DO THIS – Please set down all the lines beneath this one exactly, without the pictures.

SOURCE EXCERPT –
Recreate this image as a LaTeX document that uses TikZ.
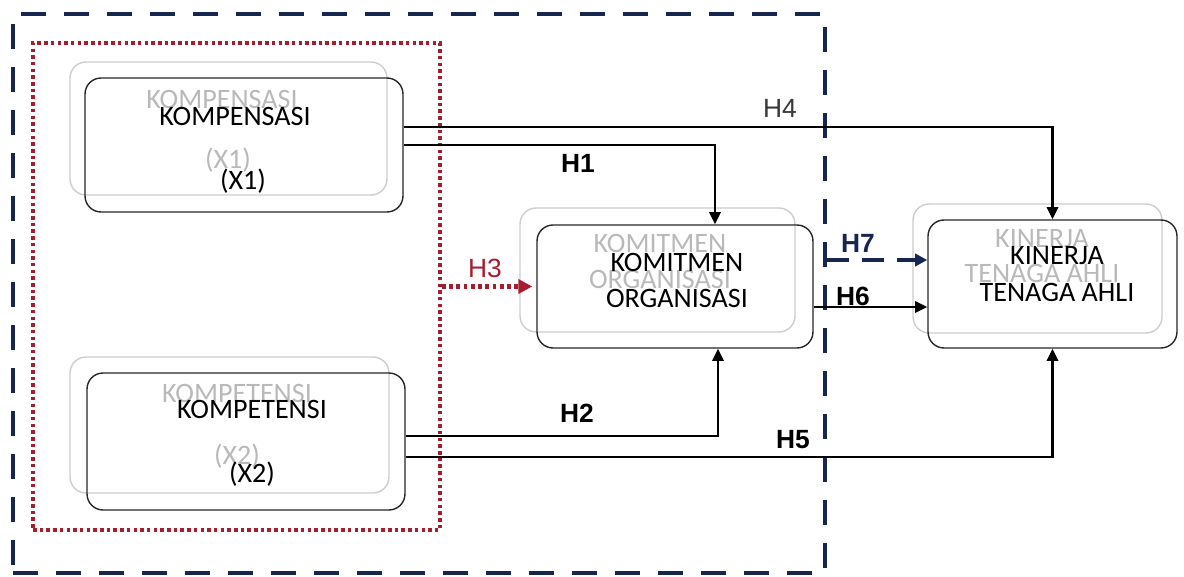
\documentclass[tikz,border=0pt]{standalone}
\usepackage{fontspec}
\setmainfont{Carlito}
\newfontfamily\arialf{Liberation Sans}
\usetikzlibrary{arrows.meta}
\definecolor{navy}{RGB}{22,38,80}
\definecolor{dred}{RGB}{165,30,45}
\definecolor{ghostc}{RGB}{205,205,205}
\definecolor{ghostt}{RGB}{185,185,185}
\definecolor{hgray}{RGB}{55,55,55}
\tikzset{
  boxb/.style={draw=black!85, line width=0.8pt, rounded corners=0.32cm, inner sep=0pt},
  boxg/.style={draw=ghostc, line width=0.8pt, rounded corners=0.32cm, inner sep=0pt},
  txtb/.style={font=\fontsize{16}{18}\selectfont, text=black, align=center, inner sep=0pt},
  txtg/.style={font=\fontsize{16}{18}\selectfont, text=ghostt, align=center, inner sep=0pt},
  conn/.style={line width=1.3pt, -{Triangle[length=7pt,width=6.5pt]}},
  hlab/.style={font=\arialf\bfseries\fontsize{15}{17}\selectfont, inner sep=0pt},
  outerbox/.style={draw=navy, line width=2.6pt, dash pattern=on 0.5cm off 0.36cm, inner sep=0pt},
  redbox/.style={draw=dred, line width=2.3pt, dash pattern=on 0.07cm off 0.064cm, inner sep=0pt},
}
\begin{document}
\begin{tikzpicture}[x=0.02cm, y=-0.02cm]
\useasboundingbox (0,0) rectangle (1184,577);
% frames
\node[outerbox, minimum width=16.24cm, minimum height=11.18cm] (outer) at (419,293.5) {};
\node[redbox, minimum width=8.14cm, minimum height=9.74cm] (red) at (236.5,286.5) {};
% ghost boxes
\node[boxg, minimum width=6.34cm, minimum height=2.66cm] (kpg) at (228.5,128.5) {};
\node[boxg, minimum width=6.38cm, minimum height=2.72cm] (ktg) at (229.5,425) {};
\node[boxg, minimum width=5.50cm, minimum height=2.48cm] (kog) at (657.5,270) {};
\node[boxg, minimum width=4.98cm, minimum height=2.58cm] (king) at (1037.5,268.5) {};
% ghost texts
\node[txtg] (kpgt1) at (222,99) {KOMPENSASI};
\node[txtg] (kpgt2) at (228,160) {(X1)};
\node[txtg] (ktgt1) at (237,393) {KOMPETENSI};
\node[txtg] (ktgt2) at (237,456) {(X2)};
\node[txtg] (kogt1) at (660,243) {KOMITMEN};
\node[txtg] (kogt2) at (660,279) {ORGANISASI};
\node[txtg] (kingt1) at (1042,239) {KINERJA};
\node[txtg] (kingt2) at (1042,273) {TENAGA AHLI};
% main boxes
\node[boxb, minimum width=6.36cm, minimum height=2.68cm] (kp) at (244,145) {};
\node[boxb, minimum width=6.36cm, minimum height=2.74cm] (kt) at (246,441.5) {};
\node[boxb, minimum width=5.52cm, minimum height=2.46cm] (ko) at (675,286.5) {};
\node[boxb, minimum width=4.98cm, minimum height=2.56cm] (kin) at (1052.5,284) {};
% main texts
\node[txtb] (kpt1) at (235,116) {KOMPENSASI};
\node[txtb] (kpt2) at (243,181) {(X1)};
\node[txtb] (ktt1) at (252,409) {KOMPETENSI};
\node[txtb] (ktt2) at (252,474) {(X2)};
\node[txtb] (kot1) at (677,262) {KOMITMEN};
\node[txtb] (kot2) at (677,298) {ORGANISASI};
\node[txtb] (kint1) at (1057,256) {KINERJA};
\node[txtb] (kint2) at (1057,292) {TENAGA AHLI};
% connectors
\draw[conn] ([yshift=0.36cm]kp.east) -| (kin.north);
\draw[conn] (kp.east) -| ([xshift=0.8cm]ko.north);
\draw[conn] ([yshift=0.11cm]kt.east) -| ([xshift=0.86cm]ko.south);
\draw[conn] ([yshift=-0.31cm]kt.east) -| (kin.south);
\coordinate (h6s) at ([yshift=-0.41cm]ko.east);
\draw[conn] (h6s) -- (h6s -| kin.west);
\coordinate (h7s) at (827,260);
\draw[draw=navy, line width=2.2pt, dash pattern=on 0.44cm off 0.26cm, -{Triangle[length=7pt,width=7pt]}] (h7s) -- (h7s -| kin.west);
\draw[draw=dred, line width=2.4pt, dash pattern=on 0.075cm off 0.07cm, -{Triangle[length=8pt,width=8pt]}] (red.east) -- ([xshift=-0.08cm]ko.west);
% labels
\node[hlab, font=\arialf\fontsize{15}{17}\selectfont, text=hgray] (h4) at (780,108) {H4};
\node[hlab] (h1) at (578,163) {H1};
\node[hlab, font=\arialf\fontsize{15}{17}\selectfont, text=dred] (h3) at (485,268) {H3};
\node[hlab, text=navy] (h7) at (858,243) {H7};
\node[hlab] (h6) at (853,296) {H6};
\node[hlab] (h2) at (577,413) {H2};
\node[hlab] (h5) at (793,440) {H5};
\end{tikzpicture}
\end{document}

EXERCISE ANSWER –
Recreate this image as a LaTeX document that uses TikZ.
\documentclass[tikz,border=0pt]{standalone}
\usepackage{fontspec}
\setmainfont{Carlito}
\newfontfamily\arialf{Liberation Sans}
\usetikzlibrary{arrows.meta}
\definecolor{navy}{RGB}{22,38,80}
\definecolor{dred}{RGB}{165,30,45}
\definecolor{ghostc}{RGB}{205,205,205}
\definecolor{ghostt}{RGB}{185,185,185}
\definecolor{hgray}{RGB}{55,55,55}
\tikzset{
  boxb/.style={draw=black!85, line width=0.8pt, rounded corners=0.32cm, inner sep=0pt},
  boxg/.style={draw=ghostc, line width=0.8pt, rounded corners=0.32cm, inner sep=0pt},
  txtb/.style={font=\fontsize{16}{18}\selectfont, text=black, align=center, inner sep=0pt},
  txtg/.style={font=\fontsize{16}{18}\selectfont, text=ghostt, align=center, inner sep=0pt},
  conn/.style={line width=1.3pt, -{Triangle[length=7pt,width=6.5pt]}},
  hlab/.style={font=\arialf\bfseries\fontsize{15}{17}\selectfont, inner sep=0pt},
  outerbox/.style={draw=navy, line width=2.6pt, dash pattern=on 0.5cm off 0.36cm, inner sep=0pt},
  redbox/.style={draw=dred, line width=2.3pt, dash pattern=on 0.07cm off 0.064cm, inner sep=0pt},
}
\begin{document}
\begin{tikzpicture}[x=0.02cm, y=-0.02cm]
\useasboundingbox (0,0) rectangle (1184,577);
% frames
\node[outerbox, minimum width=16.24cm, minimum height=11.18cm] (outer) at (419,293.5) {};
\node[redbox, minimum width=8.14cm, minimum height=9.74cm] (red) at (236.5,286.5) {};
% ghost boxes
\node[boxg, minimum width=6.34cm, minimum height=2.66cm] (kpg) at (228.5,128.5) {};
\node[boxg, minimum width=6.38cm, minimum height=2.72cm] (ktg) at (229.5,425) {};
\node[boxg, minimum width=5.50cm, minimum height=2.48cm] (kog) at (657.5,270) {};
\node[boxg, minimum width=4.98cm, minimum height=2.58cm] (king) at (1037.5,268.5) {};
% ghost texts
\node[txtg] (kpgt1) at (222,99) {KOMPENSASI};
\node[txtg] (kpgt2) at (228,160) {(X1)};
\node[txtg] (ktgt1) at (237,393) {KOMPETENSI};
\node[txtg] (ktgt2) at (237,456) {(X2)};
\node[txtg] (kogt1) at (660,243) {KOMITMEN};
\node[txtg] (kogt2) at (660,279) {ORGANISASI};
\node[txtg] (kingt1) at (1042,239) {KINERJA};
\node[txtg] (kingt2) at (1042,273) {TENAGA AHLI};
% main boxes
\node[boxb, minimum width=6.36cm, minimum height=2.68cm] (kp) at (244,145) {};
\node[boxb, minimum width=6.36cm, minimum height=2.74cm] (kt) at (246,441.5) {};
\node[boxb, minimum width=5.52cm, minimum height=2.46cm] (ko) at (675,286.5) {};
\node[boxb, minimum width=4.98cm, minimum height=2.56cm] (kin) at (1052.5,284) {};
% main texts
\node[txtb] (kpt1) at (235,116) {KOMPENSASI};
\node[txtb] (kpt2) at (243,181) {(X1)};
\node[txtb] (ktt1) at (252,409) {KOMPETENSI};
\node[txtb] (ktt2) at (252,474) {(X2)};
\node[txtb] (kot1) at (677,262) {KOMITMEN};
\node[txtb] (kot2) at (677,298) {ORGANISASI};
\node[txtb] (kint1) at (1057,256) {KINERJA};
\node[txtb] (kint2) at (1057,292) {TENAGA AHLI};
% connectors
\draw[conn] ([yshift=0.36cm]kp.east) -| (kin.north);
\draw[conn] (kp.east) -| ([xshift=0.8cm]ko.north);
\draw[conn] ([yshift=0.11cm]kt.east) -| ([xshift=0.86cm]ko.south);
\draw[conn] ([yshift=-0.31cm]kt.east) -| (kin.south);
\coordinate (h6s) at ([yshift=-0.41cm]ko.east);
\draw[conn] (h6s) -- (h6s -| kin.west);
\coordinate (h7s) at (827,260);
\draw[draw=navy, line width=2.2pt, dash pattern=on 0.44cm off 0.26cm, -{Triangle[length=7pt,width=7pt]}] (h7s) -- (h7s -| kin.west);
\draw[draw=dred, line width=2.4pt, dash pattern=on 0.075cm off 0.07cm, -{Triangle[length=8pt,width=8pt]}] (red.east) -- ([xshift=-0.08cm]ko.west);
% labels
\node[hlab, font=\arialf\fontsize{15}{17}\selectfont, text=hgray] (h4) at (780,108) {H4};
\node[hlab] (h1) at (578,163) {H1};
\node[hlab, font=\arialf\fontsize{15}{17}\selectfont, text=dred] (h3) at (485,268) {H3};
\node[hlab, text=navy] (h7) at (858,243) {H7};
\node[hlab] (h6) at (853,296) {H6};
\node[hlab] (h2) at (577,413) {H2};
\node[hlab] (h5) at (793,440) {H5};
\end{tikzpicture}
\end{document}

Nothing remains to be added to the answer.